Brad Pillans, Director, National Rock Garden

Published in the National Rock Garden Newsletter No. 24, December 2022

A wet winter and spring dampened enthusiasm to push ahead with moving any rocks to our new site within the National Arboretum in 2022. In addition, we still await final approval from the National Capital Authority, based on a Works Application that requires submission of engineering drawings for our landscape design. With our Works Application about to be finalised, we hope for NCA approval early in the New Year, with the aim of proceeding to construction and opening our new display later in the year.

In the meantime, we are pleased to be able to give you an exclusive look at our concept design (later in this newsletter); the design will be added to the fabulous new NRG website (check it out!) in the New Year. The concept design, by Harris Hobbs Landscapes, features a series of themed rock clusters, connected by wheelchair-accessible paths and will be integrated with a complementary planting of Weeping Wilga trees (Geijera parviflora) in an Indigenous-inspired pattern (not shown). A proposed shelter, on a high point, adjacent to Cluster B, will be subject to a future Works Application. Also in this newsletter, we have a great story about a recent rock acquisition—Eugowra Granite—as well as reports on recent grant successes, Indigenous liaison and another planned rock acquisition.

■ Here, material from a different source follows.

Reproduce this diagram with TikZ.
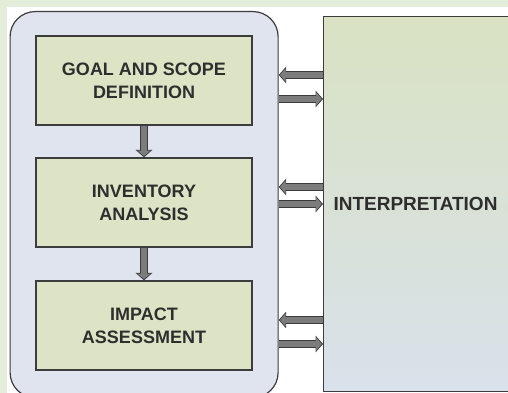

In Newsletter 23, I described my quest for a zebra rock shirt and I’m pleased to announce that I found one! Once again, it was my ANU Emeritus Faculty colleague and friend, Verna Rosling, who put me on the scent. Having exhausted the possibilities in SABA and Sportscraft stores in Canberra, Verna spied one in another nearby store, Polo Ralph Laurent, and immediately alerted me to the fact. I wasted no time, and headed to PRL, where to my surprise they had one in a perfect size for me. The shirt was ‘on sale’ for $139, reduced from $199 but, despite the price, I bought it. Although I have never paid so much for a shirt in my life, the match to zebra rock is uncanny, as the photo shows.

Brad Pillans holding a camouflaged hand-specimen of zebra rock, almost invisible against his red striped ‘zebra rock’ shirt. Image courtesy Geoff Pillans.

As reported in Newsletter 23, there is a strong French connection to rocks on the western and southern coasts of Australia, as a result of research undertaken by mineralogists on the 1801–1803 Baudin expedition. Following that article, I am pleased to report that two large blocks of Tamala Limestone have been ‘rescued’ from a new coastal development site (Ocean Reef Marina) in north Perth, and are now safely stored at the Geological Survey of Western Australia. Coastal exposures of Tamala Limestone were closely studied by the Baudin scientists, including on Rottnest Island and at Shark Bay (Mayer 2008).

Tamala Limestone is a ‘soft’ limestone composed of calcareous aeolian and beach sands of Pleistocene age, often showing large-scale cross-bedding. My thanks to Don Poynton, Bert De Waele and the WA rock selection team. The assistance of DevelopmentWA, the land development agency of the Western Australian Government, is also gratefully acknowledged. They have an article on their Ocean Reef Marina Facebook page about the NRG rocks.

Two large blocks of Tamala Limestone, destined for the NRG. One of the blocks shows characteristic cross-bedding (left) and the other is a spectacular solution tube (right). Image courtesy Don Poynton.
One of two large blocks of Tamala Limestone destined for the NRG. This blocks shows characteristic cross-bedding. Image courtesy Don Poynton.


Mayer, W., 2008. Early geological investigations of the Pleistocene Tamala Limestone, Western Australia. In: Grapes, R.H., Oldroyd, D., Grigelis, A. (Eds.), History of Geomorphology and Quaternary Geology. Geological Society of London Special Publications. Geological Society, London, pp. 279-293.